[Begin]

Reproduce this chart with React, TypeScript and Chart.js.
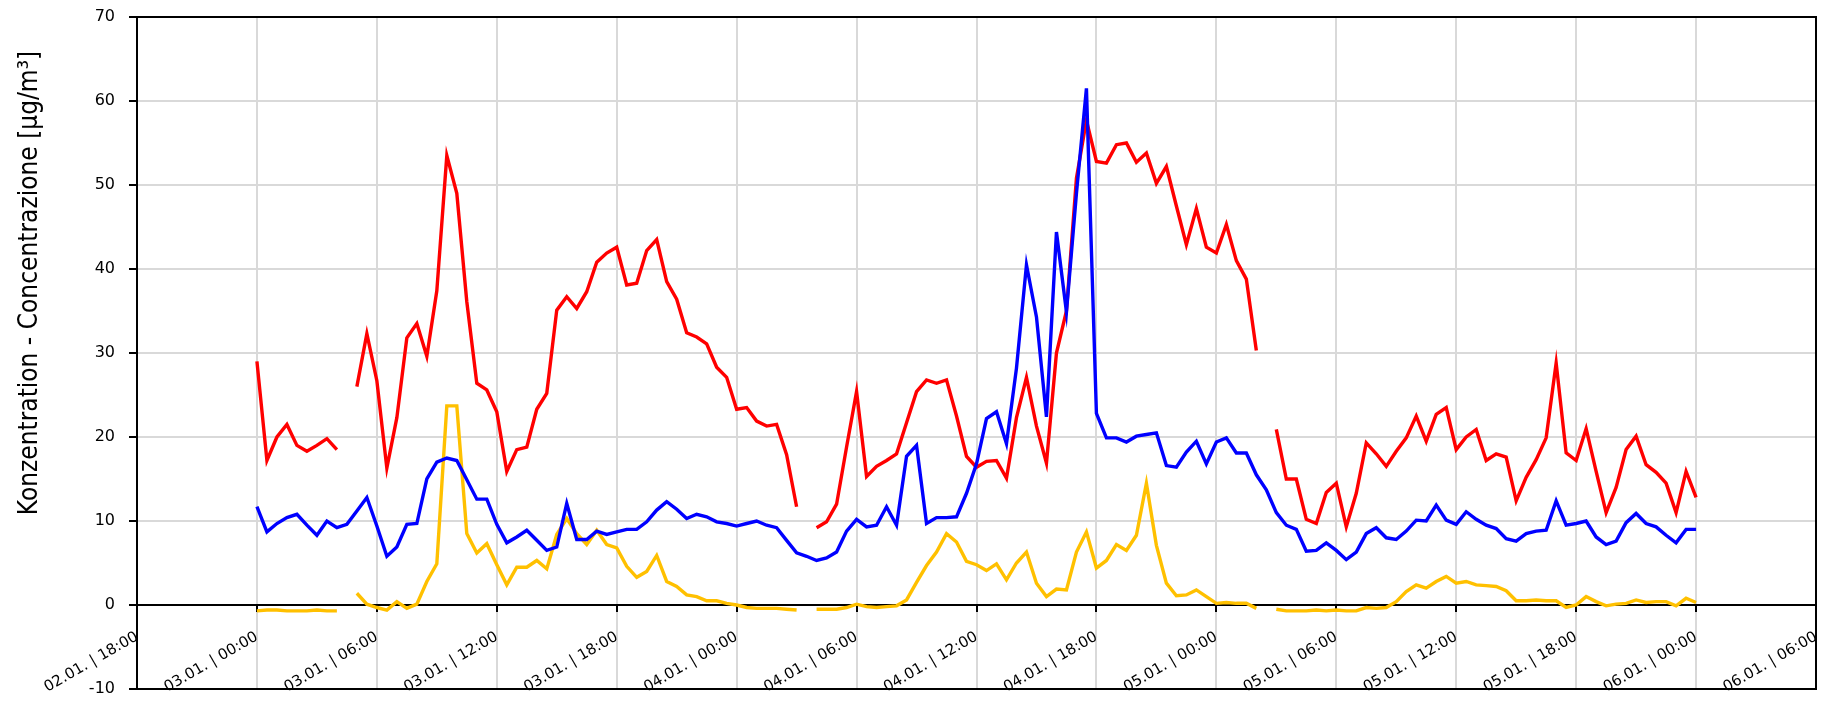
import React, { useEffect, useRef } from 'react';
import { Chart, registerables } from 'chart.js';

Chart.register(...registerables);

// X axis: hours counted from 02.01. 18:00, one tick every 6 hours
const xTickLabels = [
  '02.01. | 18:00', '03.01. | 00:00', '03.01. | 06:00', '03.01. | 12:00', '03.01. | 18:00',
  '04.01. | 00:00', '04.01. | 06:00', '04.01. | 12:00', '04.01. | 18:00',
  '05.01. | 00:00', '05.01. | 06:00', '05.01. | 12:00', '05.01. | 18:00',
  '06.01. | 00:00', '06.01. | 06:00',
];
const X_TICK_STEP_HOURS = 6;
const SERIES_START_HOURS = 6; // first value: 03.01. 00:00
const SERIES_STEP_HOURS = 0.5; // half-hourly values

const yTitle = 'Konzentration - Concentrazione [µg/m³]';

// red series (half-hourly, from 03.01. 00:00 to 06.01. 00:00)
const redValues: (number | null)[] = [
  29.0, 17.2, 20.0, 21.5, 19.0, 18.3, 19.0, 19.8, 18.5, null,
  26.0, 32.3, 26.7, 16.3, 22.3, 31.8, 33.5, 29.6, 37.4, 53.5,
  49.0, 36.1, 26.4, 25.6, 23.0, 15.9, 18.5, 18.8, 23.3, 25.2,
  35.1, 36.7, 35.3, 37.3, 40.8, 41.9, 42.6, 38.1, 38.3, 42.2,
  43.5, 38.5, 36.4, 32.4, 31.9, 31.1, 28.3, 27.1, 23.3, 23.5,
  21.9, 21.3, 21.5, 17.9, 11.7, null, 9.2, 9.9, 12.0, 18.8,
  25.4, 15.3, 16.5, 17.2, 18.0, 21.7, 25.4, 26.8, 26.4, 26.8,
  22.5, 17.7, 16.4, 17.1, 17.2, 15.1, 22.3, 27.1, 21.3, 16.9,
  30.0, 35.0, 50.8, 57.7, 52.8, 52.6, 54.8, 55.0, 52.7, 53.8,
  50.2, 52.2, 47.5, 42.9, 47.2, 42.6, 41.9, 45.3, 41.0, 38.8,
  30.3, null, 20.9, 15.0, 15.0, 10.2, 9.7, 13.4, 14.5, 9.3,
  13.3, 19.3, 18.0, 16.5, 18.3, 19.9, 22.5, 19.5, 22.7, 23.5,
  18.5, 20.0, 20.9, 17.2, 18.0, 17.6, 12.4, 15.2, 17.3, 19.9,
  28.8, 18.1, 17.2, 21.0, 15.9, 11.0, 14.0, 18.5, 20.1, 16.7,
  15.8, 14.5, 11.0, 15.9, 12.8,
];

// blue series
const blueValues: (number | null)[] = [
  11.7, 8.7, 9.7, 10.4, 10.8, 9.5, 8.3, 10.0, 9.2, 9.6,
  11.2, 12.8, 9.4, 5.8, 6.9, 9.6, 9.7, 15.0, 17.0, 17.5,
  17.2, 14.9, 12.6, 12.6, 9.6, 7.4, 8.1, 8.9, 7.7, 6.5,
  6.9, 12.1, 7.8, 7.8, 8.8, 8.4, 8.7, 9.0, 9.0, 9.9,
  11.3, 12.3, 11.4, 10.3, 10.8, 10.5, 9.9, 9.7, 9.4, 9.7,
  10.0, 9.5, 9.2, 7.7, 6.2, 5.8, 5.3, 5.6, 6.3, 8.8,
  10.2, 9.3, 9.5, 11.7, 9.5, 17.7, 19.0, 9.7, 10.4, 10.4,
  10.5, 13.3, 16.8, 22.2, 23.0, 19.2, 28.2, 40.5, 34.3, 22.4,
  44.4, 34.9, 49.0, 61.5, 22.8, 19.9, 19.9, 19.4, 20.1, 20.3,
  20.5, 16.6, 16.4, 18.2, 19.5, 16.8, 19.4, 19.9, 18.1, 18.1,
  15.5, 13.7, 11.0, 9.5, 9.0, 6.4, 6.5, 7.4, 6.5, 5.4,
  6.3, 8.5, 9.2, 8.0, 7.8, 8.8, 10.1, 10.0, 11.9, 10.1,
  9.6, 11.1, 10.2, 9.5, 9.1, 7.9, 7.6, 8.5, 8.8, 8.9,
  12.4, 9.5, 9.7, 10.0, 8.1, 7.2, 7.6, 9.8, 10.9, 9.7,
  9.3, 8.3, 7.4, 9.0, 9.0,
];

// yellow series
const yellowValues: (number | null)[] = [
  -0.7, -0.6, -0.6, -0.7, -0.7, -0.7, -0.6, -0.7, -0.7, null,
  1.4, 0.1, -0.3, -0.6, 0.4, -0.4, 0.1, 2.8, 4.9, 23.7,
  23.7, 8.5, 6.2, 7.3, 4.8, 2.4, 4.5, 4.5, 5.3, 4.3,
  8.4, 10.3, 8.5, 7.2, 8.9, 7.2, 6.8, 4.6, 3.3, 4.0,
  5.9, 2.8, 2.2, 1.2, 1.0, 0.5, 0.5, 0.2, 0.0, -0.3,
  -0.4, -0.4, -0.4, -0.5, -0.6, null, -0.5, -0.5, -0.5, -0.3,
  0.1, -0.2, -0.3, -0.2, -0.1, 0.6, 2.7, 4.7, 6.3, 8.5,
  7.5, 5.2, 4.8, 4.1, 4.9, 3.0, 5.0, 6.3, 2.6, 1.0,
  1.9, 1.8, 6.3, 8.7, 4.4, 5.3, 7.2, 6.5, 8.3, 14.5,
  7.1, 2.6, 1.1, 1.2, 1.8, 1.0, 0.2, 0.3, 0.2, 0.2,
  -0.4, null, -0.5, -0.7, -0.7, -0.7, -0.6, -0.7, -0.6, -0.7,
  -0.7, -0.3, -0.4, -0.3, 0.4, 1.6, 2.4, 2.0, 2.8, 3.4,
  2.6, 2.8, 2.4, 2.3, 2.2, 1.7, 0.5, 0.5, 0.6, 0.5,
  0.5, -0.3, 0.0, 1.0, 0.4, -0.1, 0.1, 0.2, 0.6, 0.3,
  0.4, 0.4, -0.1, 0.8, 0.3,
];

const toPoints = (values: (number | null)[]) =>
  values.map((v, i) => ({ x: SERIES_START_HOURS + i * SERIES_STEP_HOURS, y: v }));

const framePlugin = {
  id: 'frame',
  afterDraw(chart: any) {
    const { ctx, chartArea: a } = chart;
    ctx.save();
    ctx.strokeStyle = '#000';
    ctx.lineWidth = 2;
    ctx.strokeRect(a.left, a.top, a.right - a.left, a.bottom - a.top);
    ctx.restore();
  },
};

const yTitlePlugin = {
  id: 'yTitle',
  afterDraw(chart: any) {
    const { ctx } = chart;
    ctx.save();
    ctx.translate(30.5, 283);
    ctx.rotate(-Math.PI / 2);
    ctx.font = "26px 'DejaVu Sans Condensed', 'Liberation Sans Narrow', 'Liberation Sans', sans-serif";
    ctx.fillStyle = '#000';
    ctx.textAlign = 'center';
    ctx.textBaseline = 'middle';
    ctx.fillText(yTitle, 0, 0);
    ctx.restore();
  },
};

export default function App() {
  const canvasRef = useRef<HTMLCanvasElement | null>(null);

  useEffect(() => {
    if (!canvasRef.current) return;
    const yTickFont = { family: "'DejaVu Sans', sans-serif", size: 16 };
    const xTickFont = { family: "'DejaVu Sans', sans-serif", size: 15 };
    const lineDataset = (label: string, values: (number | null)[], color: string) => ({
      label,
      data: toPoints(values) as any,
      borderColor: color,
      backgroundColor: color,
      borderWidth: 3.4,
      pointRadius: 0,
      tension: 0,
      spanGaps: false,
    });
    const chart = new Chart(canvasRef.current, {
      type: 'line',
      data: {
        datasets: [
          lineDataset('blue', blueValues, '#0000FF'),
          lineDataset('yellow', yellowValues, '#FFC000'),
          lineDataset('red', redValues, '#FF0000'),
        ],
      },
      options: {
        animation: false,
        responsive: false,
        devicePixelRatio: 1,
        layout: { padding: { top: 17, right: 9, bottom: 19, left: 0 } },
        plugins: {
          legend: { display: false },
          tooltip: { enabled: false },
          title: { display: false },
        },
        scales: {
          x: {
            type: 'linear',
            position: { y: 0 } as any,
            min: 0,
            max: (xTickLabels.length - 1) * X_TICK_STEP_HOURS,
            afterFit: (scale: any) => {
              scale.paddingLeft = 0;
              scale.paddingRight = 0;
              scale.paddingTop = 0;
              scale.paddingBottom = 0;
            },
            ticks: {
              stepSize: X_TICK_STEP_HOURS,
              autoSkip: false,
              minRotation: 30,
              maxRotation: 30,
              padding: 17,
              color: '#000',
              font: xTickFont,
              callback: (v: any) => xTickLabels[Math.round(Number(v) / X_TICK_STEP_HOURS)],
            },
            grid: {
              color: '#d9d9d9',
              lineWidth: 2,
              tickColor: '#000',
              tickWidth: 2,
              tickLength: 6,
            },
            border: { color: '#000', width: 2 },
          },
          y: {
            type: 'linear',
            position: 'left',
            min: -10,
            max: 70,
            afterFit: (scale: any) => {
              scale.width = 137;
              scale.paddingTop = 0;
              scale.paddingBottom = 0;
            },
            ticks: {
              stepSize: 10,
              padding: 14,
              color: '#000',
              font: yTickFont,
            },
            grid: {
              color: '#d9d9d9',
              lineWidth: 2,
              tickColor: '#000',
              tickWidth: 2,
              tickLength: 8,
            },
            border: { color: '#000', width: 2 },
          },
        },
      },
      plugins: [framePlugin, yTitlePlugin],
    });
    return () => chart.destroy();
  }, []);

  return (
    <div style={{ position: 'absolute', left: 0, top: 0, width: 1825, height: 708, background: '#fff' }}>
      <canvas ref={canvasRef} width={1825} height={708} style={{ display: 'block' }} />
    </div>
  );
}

[End]

# Prompt
Please quote the lines of the material, beginning with the first and ending with the one that contains "const yTitle = 'Konzentration", exactly as written and without any pictures.

# Answer to the problem
Reproduce this chart with React, TypeScript and Chart.js.
import React, { useEffect, useRef } from 'react';
import { Chart, registerables } from 'chart.js';

Chart.register(...registerables);

// X axis: hours counted from 02.01. 18:00, one tick every 6 hours
const xTickLabels = [
  '02.01. | 18:00', '03.01. | 00:00', '03.01. | 06:00', '03.01. | 12:00', '03.01. | 18:00',
  '04.01. | 00:00', '04.01. | 06:00', '04.01. | 12:00', '04.01. | 18:00',
  '05.01. | 00:00', '05.01. | 06:00', '05.01. | 12:00', '05.01. | 18:00',
  '06.01. | 00:00', '06.01. | 06:00',
];
const X_TICK_STEP_HOURS = 6;
const SERIES_START_HOURS = 6; // first value: 03.01. 00:00
const SERIES_STEP_HOURS = 0.5; // half-hourly values

const yTitle = 'Konzentration - Concentrazione [µg/m³]';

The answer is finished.